_Exercise task:_
Repeat the material exactly from its first line to the line that includes "import plotly.graph_objects as go". Skip pictures.
======== Available data ========
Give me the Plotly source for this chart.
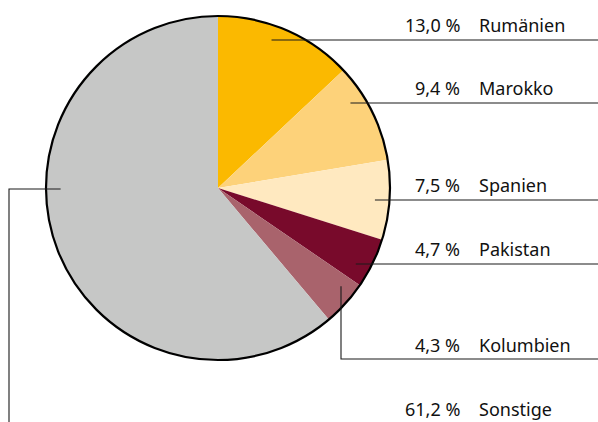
import math
import plotly.graph_objects as go

# Shares by country of origin (percent)
countries = ["Rumänien", "Marokko", "Spanien", "Pakistan", "Kolumbien", "Sonstige"]
shares = [13.0, 9.4, 7.5, 4.7, 4.3, 61.2]
share_labels = ["13,0 %", "9,4 %", "7,5 %", "4,7 %", "4,3 %", "61,2 %"]
colors = ["#FBB900", "#FDD27A", "#FFE9C0", "#780A2B", "#A9636C", "#C6C7C6"]

W, H = 598, 422
CX, CY, R = 218, 188, 172          # pie centre and radius in pixels
ANCHOR_R = 0.915 * R               # where the leader lines start inside the slices

# Leader line rows (pixel y of the horizontal line to the right edge)
line_rows = {"Rumänien": 40, "Marokko": 103, "Spanien": 200, "Pakistan": 264, "Kolumbien": 359}
kolumbien_x = 341
sonstige_y = 189
sonstige_x_left = 9

LINE = dict(color="#1a1a1a", width=1.1)
FONT = dict(family="Noto Sans, Open Sans, sans-serif", size=18, color="#111111")


def px(x):
    return x / W


def py(y):
    return 1 - y / H


fig = go.Figure(go.Pie(
    labels=countries,
    values=shares,
    sort=False,
    direction="clockwise",
    rotation=0,
    marker=dict(colors=colors, line=dict(color="#000000", width=0)),
    textinfo="none",
    hoverinfo="label+percent",
    domain=dict(x=[px(CX - R), px(CX + R)], y=[py(CY + R), py(CY - R)]),
    showlegend=False,
))

shapes = []
annotations = []

# Outer ring of the pie
shapes.append(dict(type="circle", xref="paper", yref="paper",
                   x0=px(CX - R), x1=px(CX + R), y0=py(CY + R), y1=py(CY - R),
                   line=dict(color="#000000", width=2.2)))

for name, lab in zip(countries, share_labels):
    if name in ("Rumänien", "Marokko", "Spanien", "Pakistan"):
        y = line_rows[name]
        x0 = CX + math.sqrt(ANCHOR_R ** 2 - (y - CY) ** 2)
        shapes.append(dict(type="line", xref="paper", yref="paper",
                           x0=px(x0), x1=1, y0=py(y), y1=py(y), line=LINE))
        text_y = y - 15
    elif name == "Kolumbien":
        y = line_rows[name]
        y0 = CY + math.sqrt(ANCHOR_R ** 2 - (kolumbien_x - CX) ** 2)
        shapes.append(dict(type="path", xref="paper", yref="paper",
                           path=f"M {px(kolumbien_x)} {py(y0)} L {px(kolumbien_x)} {py(y)} L 1 {py(y)}",
                           line=LINE))
        text_y = y - 14
    else:
        x0 = CX - math.sqrt(ANCHOR_R ** 2 - (sonstige_y - CY) ** 2)
        shapes.append(dict(type="path", xref="paper", yref="paper",
                           path=f"M {px(x0)} {py(sonstige_y)} L {px(sonstige_x_left)} {py(sonstige_y)} L {px(sonstige_x_left)} 0",
                           line=LINE))
        text_y = 409
    annotations.append(dict(xref="paper", yref="paper", x=px(462), y=py(text_y),
                            xanchor="right", yanchor="middle", text=lab,
                            showarrow=False, font=FONT))
    annotations.append(dict(xref="paper", yref="paper", x=px(477), y=py(text_y),
                            xanchor="left", yanchor="middle", text=name,
                            showarrow=False, font=FONT))

fig.update_layout(
    width=W, height=H,
    margin=dict(l=0, r=0, t=0, b=0),
    paper_bgcolor="white", plot_bgcolor="white",
    shapes=shapes, annotations=annotations,
)

fig.write_html("out.html")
========
_Full answer:_
Give me the Plotly source for this chart.
import math
import plotly.graph_objects as go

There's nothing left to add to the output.